>> begin

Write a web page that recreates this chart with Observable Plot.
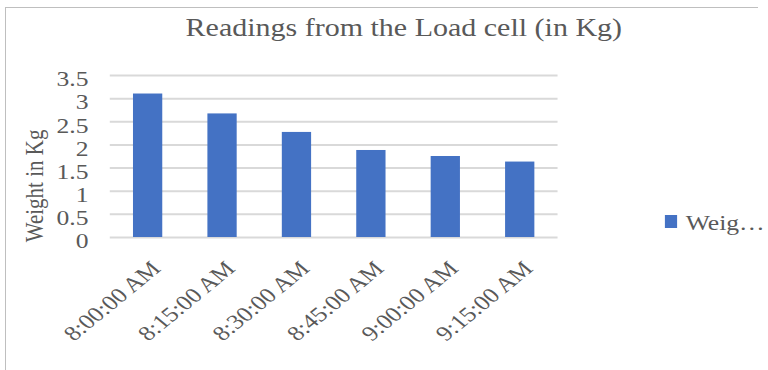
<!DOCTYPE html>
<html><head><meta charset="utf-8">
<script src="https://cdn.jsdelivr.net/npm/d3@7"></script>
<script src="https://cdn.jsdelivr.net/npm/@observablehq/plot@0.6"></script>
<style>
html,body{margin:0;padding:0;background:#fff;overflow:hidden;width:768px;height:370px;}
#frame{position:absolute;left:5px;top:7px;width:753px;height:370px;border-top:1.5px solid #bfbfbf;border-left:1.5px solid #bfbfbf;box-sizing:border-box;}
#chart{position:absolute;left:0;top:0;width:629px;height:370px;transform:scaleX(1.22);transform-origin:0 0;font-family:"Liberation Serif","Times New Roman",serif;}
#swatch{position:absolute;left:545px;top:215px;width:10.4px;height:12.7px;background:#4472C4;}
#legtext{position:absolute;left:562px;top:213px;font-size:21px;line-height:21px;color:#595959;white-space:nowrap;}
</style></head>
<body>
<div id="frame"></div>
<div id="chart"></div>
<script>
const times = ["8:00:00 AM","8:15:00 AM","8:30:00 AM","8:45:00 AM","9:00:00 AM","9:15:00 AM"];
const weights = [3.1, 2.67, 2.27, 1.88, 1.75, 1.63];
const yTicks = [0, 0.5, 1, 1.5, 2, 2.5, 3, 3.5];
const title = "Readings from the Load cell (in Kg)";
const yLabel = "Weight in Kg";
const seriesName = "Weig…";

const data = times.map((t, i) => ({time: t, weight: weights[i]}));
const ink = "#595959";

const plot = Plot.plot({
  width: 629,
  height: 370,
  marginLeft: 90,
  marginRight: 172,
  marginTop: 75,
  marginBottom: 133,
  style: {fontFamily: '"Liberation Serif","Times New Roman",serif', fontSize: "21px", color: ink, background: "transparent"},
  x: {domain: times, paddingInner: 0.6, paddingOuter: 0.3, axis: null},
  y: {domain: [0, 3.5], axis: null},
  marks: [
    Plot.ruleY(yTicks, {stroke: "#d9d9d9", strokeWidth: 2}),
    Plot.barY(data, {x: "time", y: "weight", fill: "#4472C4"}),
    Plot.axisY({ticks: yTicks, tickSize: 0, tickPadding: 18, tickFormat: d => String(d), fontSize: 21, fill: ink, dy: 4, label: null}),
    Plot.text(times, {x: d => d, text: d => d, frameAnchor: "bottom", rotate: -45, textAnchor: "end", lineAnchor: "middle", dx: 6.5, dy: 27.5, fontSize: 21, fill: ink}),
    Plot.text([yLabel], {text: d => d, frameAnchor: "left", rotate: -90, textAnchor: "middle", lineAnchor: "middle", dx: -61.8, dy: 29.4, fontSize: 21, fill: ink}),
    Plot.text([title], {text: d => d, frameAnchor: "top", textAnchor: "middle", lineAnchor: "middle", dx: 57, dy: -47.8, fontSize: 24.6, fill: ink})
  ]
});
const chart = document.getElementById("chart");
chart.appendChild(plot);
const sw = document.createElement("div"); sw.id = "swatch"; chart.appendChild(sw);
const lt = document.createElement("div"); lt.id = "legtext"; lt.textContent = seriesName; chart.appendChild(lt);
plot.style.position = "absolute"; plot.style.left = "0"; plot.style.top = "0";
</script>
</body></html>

>> end

▸ **Given instruction**
Write out the material above once more, exactly as it reads, with no pictures.

▸ **Response**
Write a web page that recreates this chart with Observable Plot.
<!DOCTYPE html>
<html><head><meta charset="utf-8">
<script src="https://cdn.jsdelivr.net/npm/d3@7"></script>
<script src="https://cdn.jsdelivr.net/npm/@observablehq/plot@0.6"></script>
<style>
html,body{margin:0;padding:0;background:#fff;overflow:hidden;width:768px;height:370px;}
#frame{position:absolute;left:5px;top:7px;width:753px;height:370px;border-top:1.5px solid #bfbfbf;border-left:1.5px solid #bfbfbf;box-sizing:border-box;}
#chart{position:absolute;left:0;top:0;width:629px;height:370px;transform:scaleX(1.22);transform-origin:0 0;font-family:"Liberation Serif","Times New Roman",serif;}
#swatch{position:absolute;left:545px;top:215px;width:10.4px;height:12.7px;background:#4472C4;}
#legtext{position:absolute;left:562px;top:213px;font-size:21px;line-height:21px;color:#595959;white-space:nowrap;}
</style></head>
<body>
<div id="frame"></div>
<div id="chart"></div>
<script>
const times = ["8:00:00 AM","8:15:00 AM","8:30:00 AM","8:45:00 AM","9:00:00 AM","9:15:00 AM"];
const weights = [3.1, 2.67, 2.27, 1.88, 1.75, 1.63];
const yTicks = [0, 0.5, 1, 1.5, 2, 2.5, 3, 3.5];
const title = "Readings from the Load cell (in Kg)";
const yLabel = "Weight in Kg";
const seriesName = "Weig…";

const data = times.map((t, i) => ({time: t, weight: weights[i]}));
const ink = "#595959";

const plot = Plot.plot({
  width: 629,
  height: 370,
  marginLeft: 90,
  marginRight: 172,
  marginTop: 75,
  marginBottom: 133,
  style: {fontFamily: '"Liberation Serif","Times New Roman",serif', fontSize: "21px", color: ink, background: "transparent"},
  x: {domain: times, paddingInner: 0.6, paddingOuter: 0.3, axis: null},
  y: {domain: [0, 3.5], axis: null},
  marks: [
    Plot.ruleY(yTicks, {stroke: "#d9d9d9", strokeWidth: 2}),
    Plot.barY(data, {x: "time", y: "weight", fill: "#4472C4"}),
    Plot.axisY({ticks: yTicks, tickSize: 0, tickPadding: 18, tickFormat: d => String(d), fontSize: 21, fill: ink, dy: 4, label: null}),
    Plot.text(times, {x: d => d, text: d => d, frameAnchor: "bottom", rotate: -45, textAnchor: "end", lineAnchor: "middle", dx: 6.5, dy: 27.5, fontSize: 21, fill: ink}),
    Plot.text([yLabel], {text: d => d, frameAnchor: "left", rotate: -90, textAnchor: "middle", lineAnchor: "middle", dx: -61.8, dy: 29.4, fontSize: 21, fill: ink}),
    Plot.text([title], {text: d => d, frameAnchor: "top", textAnchor: "middle", lineAnchor: "middle", dx: 57, dy: -47.8, fontSize: 24.6, fill: ink})
  ]
});
const chart = document.getElementById("chart");
chart.appendChild(plot);
const sw = document.createElement("div"); sw.id = "swatch"; chart.appendChild(sw);
const lt = document.createElement("div"); lt.id = "legtext"; lt.textContent = seriesName; chart.appendChild(lt);
plot.style.position = "absolute"; plot.style.left = "0"; plot.style.top = "0";
</script>
</body></html>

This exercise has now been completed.